-- Begin --

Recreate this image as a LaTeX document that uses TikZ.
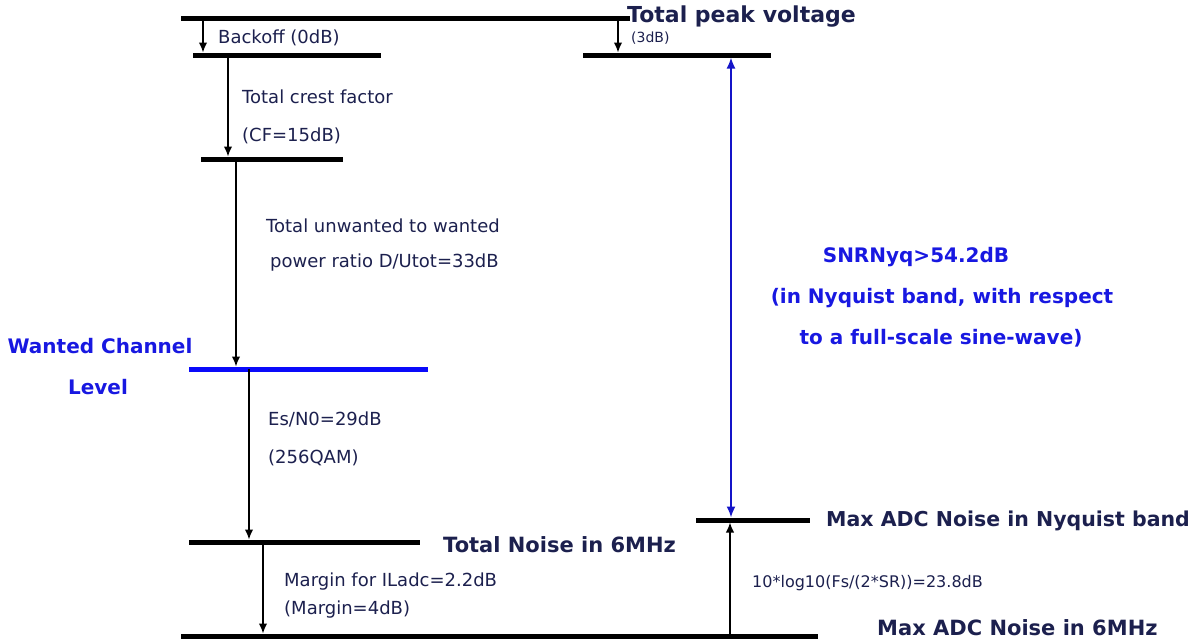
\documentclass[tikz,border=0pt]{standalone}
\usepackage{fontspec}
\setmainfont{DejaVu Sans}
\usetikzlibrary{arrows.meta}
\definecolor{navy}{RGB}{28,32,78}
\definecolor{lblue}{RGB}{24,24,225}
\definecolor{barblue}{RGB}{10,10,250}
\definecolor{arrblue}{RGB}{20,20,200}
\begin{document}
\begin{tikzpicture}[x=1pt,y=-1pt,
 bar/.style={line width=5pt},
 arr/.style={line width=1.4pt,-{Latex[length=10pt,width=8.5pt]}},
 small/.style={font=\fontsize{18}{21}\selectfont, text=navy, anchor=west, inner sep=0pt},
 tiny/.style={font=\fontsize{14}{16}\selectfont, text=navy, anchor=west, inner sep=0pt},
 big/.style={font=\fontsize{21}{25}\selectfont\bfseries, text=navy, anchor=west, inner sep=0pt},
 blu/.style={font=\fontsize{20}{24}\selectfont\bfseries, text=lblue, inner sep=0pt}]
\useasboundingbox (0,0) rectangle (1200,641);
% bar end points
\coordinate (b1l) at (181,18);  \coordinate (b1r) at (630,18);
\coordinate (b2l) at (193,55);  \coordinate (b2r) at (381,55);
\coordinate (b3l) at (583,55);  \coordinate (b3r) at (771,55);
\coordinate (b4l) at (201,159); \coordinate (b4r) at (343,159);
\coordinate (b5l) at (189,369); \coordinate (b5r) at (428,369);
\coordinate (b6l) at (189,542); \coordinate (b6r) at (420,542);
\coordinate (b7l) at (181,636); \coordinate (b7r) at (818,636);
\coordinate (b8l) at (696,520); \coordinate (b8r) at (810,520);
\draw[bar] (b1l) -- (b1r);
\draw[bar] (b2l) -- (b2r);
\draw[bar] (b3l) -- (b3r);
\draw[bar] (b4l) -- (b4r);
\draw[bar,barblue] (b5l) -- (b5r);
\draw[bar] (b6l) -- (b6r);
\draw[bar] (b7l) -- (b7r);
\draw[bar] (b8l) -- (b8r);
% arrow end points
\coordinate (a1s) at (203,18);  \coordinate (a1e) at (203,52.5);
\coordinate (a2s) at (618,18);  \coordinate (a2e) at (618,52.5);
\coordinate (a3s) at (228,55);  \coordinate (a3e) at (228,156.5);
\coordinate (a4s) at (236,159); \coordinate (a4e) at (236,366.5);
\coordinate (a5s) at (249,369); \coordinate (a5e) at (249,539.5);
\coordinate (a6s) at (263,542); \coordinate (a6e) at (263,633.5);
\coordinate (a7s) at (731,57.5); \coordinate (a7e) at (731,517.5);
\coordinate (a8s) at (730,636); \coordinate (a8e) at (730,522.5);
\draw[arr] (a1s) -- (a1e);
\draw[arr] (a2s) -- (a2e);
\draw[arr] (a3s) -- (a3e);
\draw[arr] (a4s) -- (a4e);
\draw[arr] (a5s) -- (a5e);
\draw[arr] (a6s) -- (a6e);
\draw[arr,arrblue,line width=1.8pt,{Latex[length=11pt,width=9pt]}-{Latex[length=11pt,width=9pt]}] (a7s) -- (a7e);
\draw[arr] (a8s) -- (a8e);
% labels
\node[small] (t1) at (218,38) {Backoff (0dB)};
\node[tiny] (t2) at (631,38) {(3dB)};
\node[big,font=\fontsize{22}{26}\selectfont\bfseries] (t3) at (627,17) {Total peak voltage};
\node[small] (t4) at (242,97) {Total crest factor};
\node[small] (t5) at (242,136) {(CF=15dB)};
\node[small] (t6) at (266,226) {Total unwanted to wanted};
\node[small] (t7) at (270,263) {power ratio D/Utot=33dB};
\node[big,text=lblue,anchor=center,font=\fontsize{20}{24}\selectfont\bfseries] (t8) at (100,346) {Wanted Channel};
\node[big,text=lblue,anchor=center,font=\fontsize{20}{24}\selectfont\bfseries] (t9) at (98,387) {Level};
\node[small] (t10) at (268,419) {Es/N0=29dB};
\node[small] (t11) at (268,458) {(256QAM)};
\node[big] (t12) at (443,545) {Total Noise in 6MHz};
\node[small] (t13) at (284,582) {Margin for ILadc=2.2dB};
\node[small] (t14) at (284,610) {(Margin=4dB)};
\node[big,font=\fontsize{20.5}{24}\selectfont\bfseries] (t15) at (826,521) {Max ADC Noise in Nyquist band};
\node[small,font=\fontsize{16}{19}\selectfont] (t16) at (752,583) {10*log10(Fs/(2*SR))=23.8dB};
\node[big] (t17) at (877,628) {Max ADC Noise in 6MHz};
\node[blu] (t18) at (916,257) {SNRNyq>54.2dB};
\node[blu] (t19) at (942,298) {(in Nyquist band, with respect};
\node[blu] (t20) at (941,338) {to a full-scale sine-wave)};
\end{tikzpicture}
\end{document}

-- End --

Copy out the whole listing exactly, and don't carry over any pictures.

Recreate this image as a LaTeX document that uses TikZ.
\documentclass[tikz,border=0pt]{standalone}
\usepackage{fontspec}
\setmainfont{DejaVu Sans}
\usetikzlibrary{arrows.meta}
\definecolor{navy}{RGB}{28,32,78}
\definecolor{lblue}{RGB}{24,24,225}
\definecolor{barblue}{RGB}{10,10,250}
\definecolor{arrblue}{RGB}{20,20,200}
\begin{document}
\begin{tikzpicture}[x=1pt,y=-1pt,
 bar/.style={line width=5pt},
 arr/.style={line width=1.4pt,-{Latex[length=10pt,width=8.5pt]}},
 small/.style={font=\fontsize{18}{21}\selectfont, text=navy, anchor=west, inner sep=0pt},
 tiny/.style={font=\fontsize{14}{16}\selectfont, text=navy, anchor=west, inner sep=0pt},
 big/.style={font=\fontsize{21}{25}\selectfont\bfseries, text=navy, anchor=west, inner sep=0pt},
 blu/.style={font=\fontsize{20}{24}\selectfont\bfseries, text=lblue, inner sep=0pt}]
\useasboundingbox (0,0) rectangle (1200,641);
% bar end points
\coordinate (b1l) at (181,18);  \coordinate (b1r) at (630,18);
\coordinate (b2l) at (193,55);  \coordinate (b2r) at (381,55);
\coordinate (b3l) at (583,55);  \coordinate (b3r) at (771,55);
\coordinate (b4l) at (201,159); \coordinate (b4r) at (343,159);
\coordinate (b5l) at (189,369); \coordinate (b5r) at (428,369);
\coordinate (b6l) at (189,542); \coordinate (b6r) at (420,542);
\coordinate (b7l) at (181,636); \coordinate (b7r) at (818,636);
\coordinate (b8l) at (696,520); \coordinate (b8r) at (810,520);
\draw[bar] (b1l) -- (b1r);
\draw[bar] (b2l) -- (b2r);
\draw[bar] (b3l) -- (b3r);
\draw[bar] (b4l) -- (b4r);
\draw[bar,barblue] (b5l) -- (b5r);
\draw[bar] (b6l) -- (b6r);
\draw[bar] (b7l) -- (b7r);
\draw[bar] (b8l) -- (b8r);
% arrow end points
\coordinate (a1s) at (203,18);  \coordinate (a1e) at (203,52.5);
\coordinate (a2s) at (618,18);  \coordinate (a2e) at (618,52.5);
\coordinate (a3s) at (228,55);  \coordinate (a3e) at (228,156.5);
\coordinate (a4s) at (236,159); \coordinate (a4e) at (236,366.5);
\coordinate (a5s) at (249,369); \coordinate (a5e) at (249,539.5);
\coordinate (a6s) at (263,542); \coordinate (a6e) at (263,633.5);
\coordinate (a7s) at (731,57.5); \coordinate (a7e) at (731,517.5);
\coordinate (a8s) at (730,636); \coordinate (a8e) at (730,522.5);
\draw[arr] (a1s) -- (a1e);
\draw[arr] (a2s) -- (a2e);
\draw[arr] (a3s) -- (a3e);
\draw[arr] (a4s) -- (a4e);
\draw[arr] (a5s) -- (a5e);
\draw[arr] (a6s) -- (a6e);
\draw[arr,arrblue,line width=1.8pt,{Latex[length=11pt,width=9pt]}-{Latex[length=11pt,width=9pt]}] (a7s) -- (a7e);
\draw[arr] (a8s) -- (a8e);
% labels
\node[small] (t1) at (218,38) {Backoff (0dB)};
\node[tiny] (t2) at (631,38) {(3dB)};
\node[big,font=\fontsize{22}{26}\selectfont\bfseries] (t3) at (627,17) {Total peak voltage};
\node[small] (t4) at (242,97) {Total crest factor};
\node[small] (t5) at (242,136) {(CF=15dB)};
\node[small] (t6) at (266,226) {Total unwanted to wanted};
\node[small] (t7) at (270,263) {power ratio D/Utot=33dB};
\node[big,text=lblue,anchor=center,font=\fontsize{20}{24}\selectfont\bfseries] (t8) at (100,346) {Wanted Channel};
\node[big,text=lblue,anchor=center,font=\fontsize{20}{24}\selectfont\bfseries] (t9) at (98,387) {Level};
\node[small] (t10) at (268,419) {Es/N0=29dB};
\node[small] (t11) at (268,458) {(256QAM)};
\node[big] (t12) at (443,545) {Total Noise in 6MHz};
\node[small] (t13) at (284,582) {Margin for ILadc=2.2dB};
\node[small] (t14) at (284,610) {(Margin=4dB)};
\node[big,font=\fontsize{20.5}{24}\selectfont\bfseries] (t15) at (826,521) {Max ADC Noise in Nyquist band};
\node[small,font=\fontsize{16}{19}\selectfont] (t16) at (752,583) {10*log10(Fs/(2*SR))=23.8dB};
\node[big] (t17) at (877,628) {Max ADC Noise in 6MHz};
\node[blu] (t18) at (916,257) {SNRNyq>54.2dB};
\node[blu] (t19) at (942,298) {(in Nyquist band, with respect};
\node[blu] (t20) at (941,338) {to a full-scale sine-wave)};
\end{tikzpicture}
\end{document}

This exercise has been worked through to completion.